Last Tuesday I had a job interview. I had spent the whole week preparing it, the week-end, worked late in the night every day to be as best prepared as possible. So, when it was over, I felt some kind of inebriation. I needed something to just put the steam out of me, and instead of going to lunch at 11:30 am exactly as I do every day, I indulged myself into something I just love doing: going to the biggest second hand bookstore in Paris and grab some loot.
Since Athena had asked to see my bookshelves (and, actually, book piles and book cardboard boxes in the basement; my board games need some company after all), I just decided to share my findings, especially since I was pretty happy with it. Obviously, everything is in French.
From left to right:
- Confucius, by Yasushi Inoue. I enjoy Japanese literature from time to time, and Yasushi Inoue is my favorite Japanese writer so far (even though I don't recommend what is held as his masterpiece, The Hunting Gun short story). I also happen to have a keen interest for Early Chinese philosophy, so when I saw this book, it seemed a good fit!

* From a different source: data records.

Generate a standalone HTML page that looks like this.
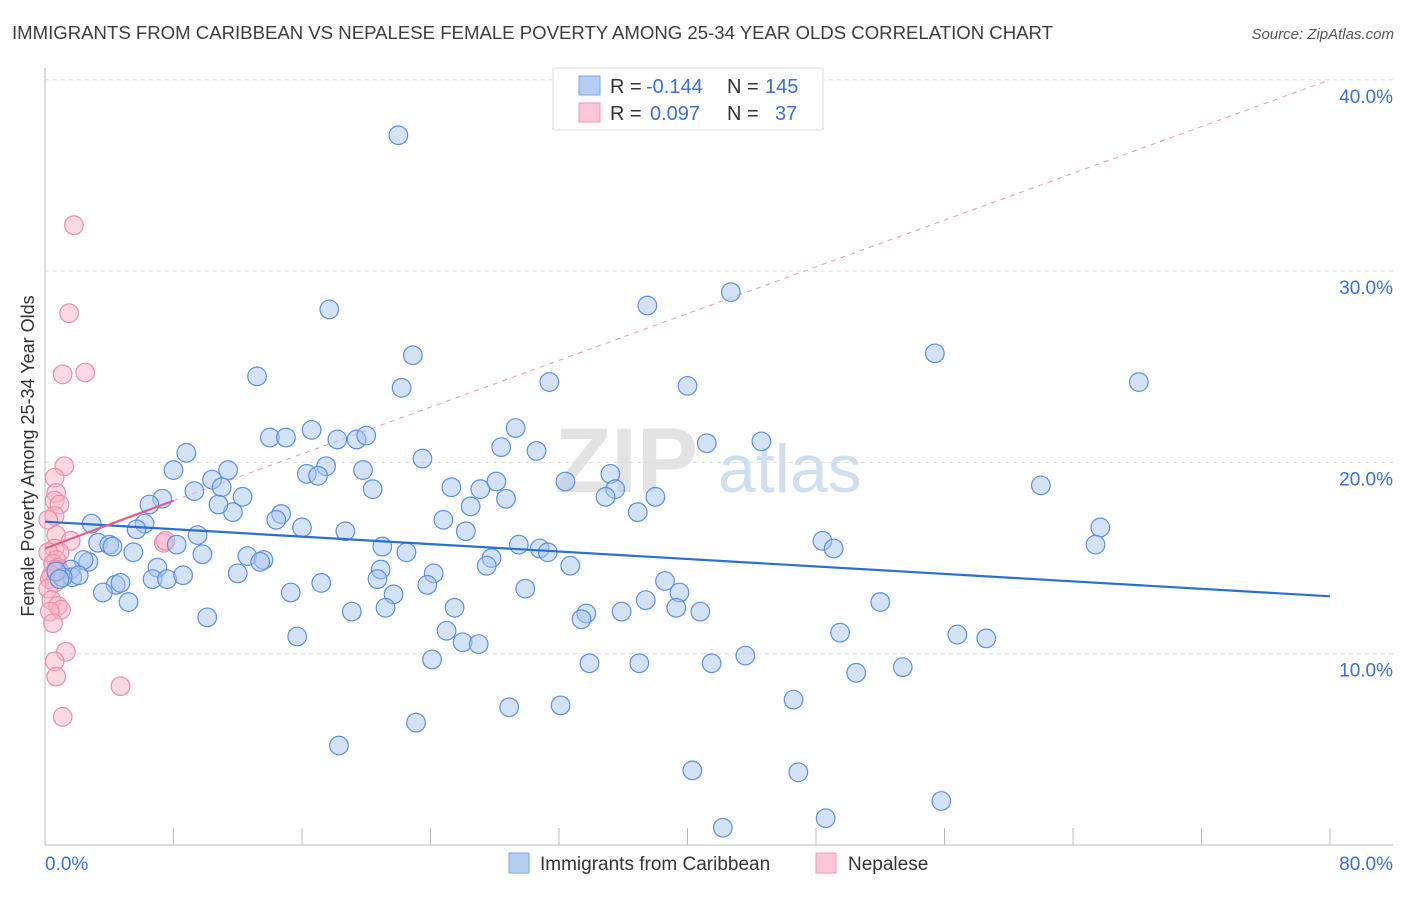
<!DOCTYPE html>
<html><head><meta charset="utf-8">
<style>
body{margin:0;background:#fff;font-family:"Liberation Sans",sans-serif;}
svg text{font-family:"Liberation Sans",sans-serif;}
</style></head>
<body>
<svg id="chart" width="1406" height="892" viewBox="0 0 1406 892" xmlns="http://www.w3.org/2000/svg">
<text x="12" y="39" font-size="18" fill="#3c3c3c" textLength="1041" lengthAdjust="spacingAndGlyphs">IMMIGRANTS FROM CARIBBEAN VS NEPALESE FEMALE POVERTY AMONG 25-34 YEAR OLDS CORRELATION CHART</text>
<text x="1394" y="39" font-size="15" fill="#555" text-anchor="end" font-style="italic">Source: ZipAtlas.com</text>
<g>
<text x="555" y="492" font-size="92" fill="#d8d8d8" font-family="Liberation Serif,serif" font-weight="bold" opacity="0.7">ZIP</text>
<text x="718" y="492" font-size="68" fill="#c5d6ee" opacity="0.8">atlas</text>
</g>
<g id="grid"></g>
<g id="axes"></g>
<g id="trend"></g>
<g id="pts"></g>
<text transform="translate(34,456) rotate(-90)" font-size="18" fill="#333" text-anchor="middle">Female Poverty Among 25-34 Year Olds</text>
<g>
<rect x="553" y="68" width="270" height="62" fill="#fff" stroke="#ddd"/>
<rect x="579" y="76" width="21" height="19" fill="#b5cff3" stroke="#7aa6e6"/>
<rect x="579" y="103" width="21" height="19" fill="#f8c6d5" stroke="#ee9ab4"/>
<text x="610" y="93" font-size="20" fill="#333">R = </text><text x="646" y="93" font-size="20" fill="#3a6fd0">-0.144</text>
<text x="727" y="93" font-size="20" fill="#333">N = </text><text x="765" y="93" font-size="20" fill="#3a6fd0">145</text>
<text x="610" y="120" font-size="20" fill="#333">R = </text><text x="650" y="120" font-size="20" fill="#3a6fd0">0.097</text>
<text x="727" y="120" font-size="20" fill="#333">N = </text><text x="775" y="120" font-size="20" fill="#3a6fd0">37</text>
</g>
<g>
<rect x="509" y="853" width="20" height="20" fill="#b5cff3" stroke="#7aa6e6"/>
<text x="540" y="870" font-size="19" fill="#333">Immigrants from Caribbean</text>
<rect x="816" y="853" width="20" height="20" fill="#f8c6d5" stroke="#ee9ab4"/>
<text x="848" y="870" font-size="19" fill="#333">Nepalese</text>
</g>
</svg>
<script>
const xTickLabels=["0.0%","80.0%"];
const yTicks=[10,20,30,40];
const blueX=[22.0,17.7,13.2,22.9,22.2,37.5,42.7,55.4,68.1,31.4,40.0,14.0,15.0,16.6,18.2,19.4,20.0,8.8,29.3,28.4,30.6,41.2,44.6,23.5,17.5,16.3,17.0,19.8,8.0,10.4,11.4,11.0,12.3,9.3,7.3,6.5,20.4,25.3,27.1,28.1,32.4,35.2,35.5,34.9,38.0,28.7,26.5,11.7,10.8,14.7,14.4,16.0,6.2,5.7,2.9,24.8,26.2,36.9,62.0,65.7,65.4,18.7,9.5,8.2,3.3,4.0,4.2,5.5,9.8,12.6,13.6,13.4,22.5,29.5,30.8,31.3,27.8,27.5,48.4,49.1,21.0,32.7,7.0,2.7,2.4,1.6,1.7,2.1,1.1,0.7,0.9,4.4,4.7,6.7,7.6,8.6,12.0,20.9,20.7,24.2,23.8,17.2,3.6,5.2,15.3,21.7,29.9,38.6,39.5,37.4,39.3,40.8,25.5,19.1,21.2,33.7,33.4,35.9,52.0,10.1,15.7,25.0,26.0,27.0,49.5,56.8,58.6,24.1,33.9,37.0,41.5,43.6,50.5,53.4,28.9,32.1,46.6,23.1,18.3,40.3,46.9,55.8,48.6,42.2];
const blueY=[37.1,28.0,24.5,25.6,23.9,28.2,28.9,25.7,24.2,24.2,24.0,21.3,21.3,21.7,21.2,21.2,21.4,20.5,21.8,20.8,20.6,21.0,21.1,20.2,19.8,19.4,19.3,19.6,19.6,19.1,19.6,18.7,18.2,18.5,18.1,17.8,18.6,18.7,18.6,19.0,19.0,19.4,18.6,18.2,18.2,18.1,17.7,17.4,17.8,17.3,17.0,16.6,16.8,16.5,16.8,17.0,16.4,17.4,18.8,16.6,15.7,16.4,16.2,15.7,15.8,15.7,15.6,15.3,15.2,15.1,14.9,14.8,15.3,15.7,15.5,15.3,15.0,14.6,15.9,15.5,15.6,14.6,14.5,14.8,14.9,14.4,14.0,14.1,14.0,14.3,13.9,13.6,13.7,13.9,13.9,14.1,14.2,14.4,13.9,14.2,13.6,13.7,13.2,12.7,13.2,13.1,13.4,13.8,13.2,12.8,12.4,12.2,12.4,12.2,12.4,12.1,11.8,12.2,12.7,11.9,10.9,11.2,10.6,10.5,11.1,11.0,10.8,9.7,9.5,9.5,9.5,9.9,9.0,9.3,7.2,7.3,7.6,6.4,5.2,3.9,3.8,2.3,1.4,0.9];
const pinkX=[1.8,1.5,1.1,2.5,1.2,0.6,0.7,0.6,0.9,0.6,0.2,0.7,1.6,0.6,0.9,0.2,0.7,0.5,0.8,0.7,0.9,0.4,0.3,0.6,0.2,0.4,0.8,1.0,0.3,0.5,1.3,0.6,0.7,4.7,1.1,7.4,7.5];
const pinkY=[32.4,27.8,24.6,24.7,19.8,19.2,18.4,18.0,17.8,17.2,17.0,16.2,15.9,15.5,15.3,15.3,14.9,14.7,14.5,14.4,14.3,14.1,13.9,13.7,13.4,12.8,12.5,12.3,12.2,11.6,10.1,9.6,8.8,8.3,6.7,15.8,15.9];
const blueTrend=[16.9,13.0];
const pinkTrend=[15.5,18.0,40.0];

const NS="http://www.w3.org/2000/svg";
const X0=45,X1=1330,Y0=845,PXY=19.13;
const sx=v=>X0+(v/80)*(X1-X0);
const sy=v=>Y0-v*PXY;
function mk(tag,attrs,parent){const e=document.createElementNS(NS,tag);for(const k in attrs)e.setAttribute(k,attrs[k]);parent.appendChild(e);return e;}
const grid=document.getElementById('grid'),axes=document.getElementById('axes'),trend=document.getElementById('trend'),pts=document.getElementById('pts');
yTicks.forEach(t=>{
 const l=mk('line',{x1:X0,x2:1393,y1:sy(t),y2:sy(t),stroke:'#ddd','stroke-dasharray':'4,4'},grid);
 
 
 const tx=mk('text',{x:1393,y:sy(t)+23,'font-size':19,fill:'#3a6fd0','text-anchor':'end'},axes);
 tx.textContent=t.toFixed(1)+'%';
 
 
});
const al=mk('line',{x1:X0,x2:X0,y1:68,y2:Y0,stroke:'#bbb'},axes);


const bl=mk('line',{x1:X0,x2:1393,y1:Y0,y2:Y0,stroke:'#bbb'},axes);


for(let i=1;i<=10;i++){
 const t=mk('line',{x1:sx(i*8),x2:sx(i*8),y1:828,y2:Y0,stroke:'#bbb'},axes);
 
 
}
const xl0=mk('text',{x:45,y:870,'font-size':19,fill:'#3a6fd0'},axes);xl0.textContent=xTickLabels[0];


const xl1=mk('text',{x:1393,y:870,'font-size':19,fill:'#3a6fd0','text-anchor':'end'},axes);xl1.textContent=xTickLabels[1];



function dot(x,y,fill,stroke,name){
 const c=mk('circle',{cx:sx(x),cy:sy(y),r:9.3,fill:fill,'fill-opacity':0.5,stroke:stroke,'stroke-width':1.2},pts);
 
 
}
pinkX.forEach((x,i)=>dot(x,pinkY[i],'#f6b3c7','#ec8dab','nepalese-point'));
blueX.forEach((x,i)=>dot(x,blueY[i],'#a9c6ee','#5b8fe0','caribbean-point'));

const pd=mk('line',{x1:sx(8),y1:sy(pinkTrend[1]),x2:sx(80),y2:sy(pinkTrend[2]),stroke:'#e89ab3','stroke-width':1,'stroke-dasharray':'5,5'},trend);


const bt=mk('line',{x1:sx(0),y1:sy(blueTrend[0]),x2:sx(80),y2:sy(blueTrend[1]),stroke:'#2a6fd4','stroke-width':2.2},pts);


const ps=mk('line',{x1:sx(0),y1:sy(pinkTrend[0]),x2:sx(8),y2:sy(pinkTrend[1]),stroke:'#e0608a','stroke-width':2.2},pts);


</script>
</body></html>
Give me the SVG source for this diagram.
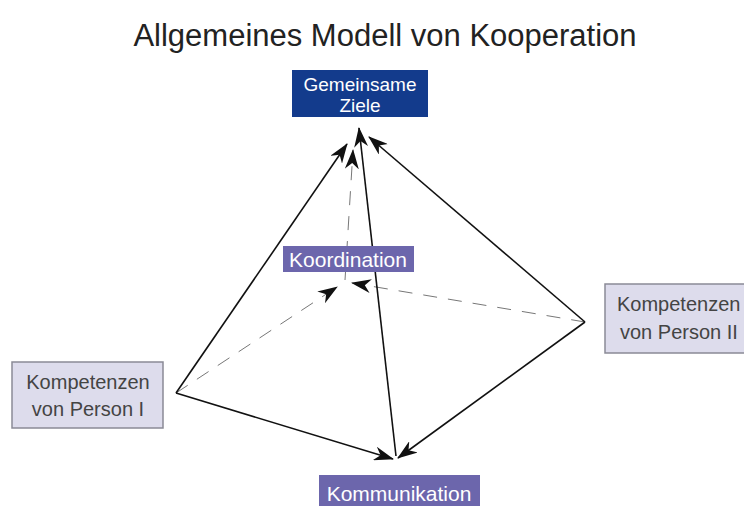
<svg xmlns="http://www.w3.org/2000/svg" width="744" height="506" viewBox="0 0 744 506">
<style>
.t{font-family:"Liberation Sans",Arial,sans-serif}
.w{fill:#fff;text-anchor:middle}
.g{fill:#444;font-size:20px}
.s{stroke:#111;stroke-width:1.6;fill:none}
.d{stroke:#777;stroke-width:1;fill:none;stroke-dasharray:14 11}
.p{fill:#6c66ac}
.l{fill:#dddcec;stroke:#8a8a96;stroke-width:1.5}
</style>
<defs>
<marker id="a" viewBox="0 0 20 14" refX="19" refY="7" markerWidth="20" markerHeight="14" markerUnits="userSpaceOnUse" orient="auto">
<path d="M0,0 L20,7 L0,14 L6,7 z" fill="#111"/>
</marker>
</defs>
<rect width="744" height="506" fill="#fff"/>
<text class="t" x="385" y="46" font-size="31" fill="#222" text-anchor="middle">Allgemeines Modell von Kooperation</text>
<g id="connectors">
<line class="d" x1="176" y1="393" x2="337" y2="287" marker-end="url(#a)"/>
<line class="d" x1="585" y1="322" x2="352" y2="283" marker-end="url(#a)"/>
<line class="d" x1="345" y1="280" x2="353" y2="150" marker-end="url(#a)"/>
<line class="s" x1="176" y1="393" x2="347" y2="144" marker-end="url(#a)"/>
<line class="s" x1="585" y1="322" x2="369" y2="137" marker-end="url(#a)"/>
<line class="s" x1="396" y1="456" x2="359" y2="128" marker-end="url(#a)"/>
<line class="s" x1="176" y1="393" x2="393" y2="459" marker-end="url(#a)"/>
<line class="s" x1="585" y1="322" x2="398" y2="458" marker-end="url(#a)"/>
</g>
<g id="ziele">
<rect x="292" y="70" width="136" height="47" fill="#133b8c"/>
<text class="t w" x="360" y="91" font-size="19">Gemeinsame</text>
<text class="t w" x="360" y="112" font-size="19">Ziele</text>
</g>
<g id="koordination">
<rect class="p" x="283" y="246" width="131" height="26"/>
<text class="t w" x="348" y="267" font-size="21">Koordination</text>
</g>
<g id="person1">
<rect class="l" x="12" y="362" width="151" height="66"/>
<text class="t g" x="88" y="389" text-anchor="middle">Kompetenzen</text>
<text class="t g" x="88" y="416" text-anchor="middle">von Person I</text>
</g>
<g id="person2">
<rect class="l" x="605" y="284" width="145" height="69"/>
<text class="t g" x="617" y="311">Kompetenzen</text>
<text class="t g" x="620" y="339">von Person II</text>
</g>
<g id="kommunikation">
<rect class="p" x="319" y="475" width="161" height="31"/>
<text class="t w" x="399" y="501" font-size="21">Kommunikation</text>
</g>
</svg>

- An obscure book on Korean mythology. Of course, one of my favorite part of the bookstore is the one devoted to Mythology. There are always some great finds to have there! This time I got lucky and found this appealing, if not good-looking, book. Since I know and have absolutely nothing on Korean Mythology, it seemed a very good idea to get it. Besides, I'm a bit picky when it comes to mythology, and it does two good things that I love. First, it replaces myths in their material contexts, by drawing links with archeological findings. Second, it quotes actual sources. I just hate mythology re-told. But mythology, in its raw state, is hard to apprehend, so it's good that these quotes come with plenty of commentary.
- A little book on Greek Mythology. With the risk of being mainstream, I am absolutely fan of Greek Mythology (even though I have never read Hesiod's Theogony as of now!). It's popular for a reason. But it's hard to read it from its actual sources (recently I was gifted a textbook to remedy that). And yet I think it's absolutely necessary, otherwise you're lost among a wealth of conflicting versions (partly because they come from different places and different times). This little book seems to focus on one specific body of texts, so it seems quite cool.
- Okay I don't know how to translate it in English... The Michoacán account perhaps? Anyway, more here on Wikipedia. It's an ethnographic chronicle of a people written during the Spanish Conquest. Even though this is a rather terrible part of our worldwide history, it's a period that quite fascinates me. It seems hard to read though, with plenty of list of names, and it's quite long. But I'm a bit used to this kind of old literature that isn't really readable by our present-day standards!
- Lastly, another of my favorite non Sci-Fi/Fantasy writers: Ismail Kadare. I had never heard about this book, Spiritus, before stumbling upon it. But he wrote so many of titles! Two books I especially recommend are The Siege and The Traitor's Niche. His novels are usually short, easy to read, a bit bizarre and somehow rather humorous (well, not all of them). They have a haunting, fleeting atmosphere that is very difficult to describe, that you feel immediately when reading it, and that I have found nowhere else. If you have the opportunity to grab one of his book, it's really something that is worth discovering!
PS: And I didn't get the job. A nice thing I got good books at least!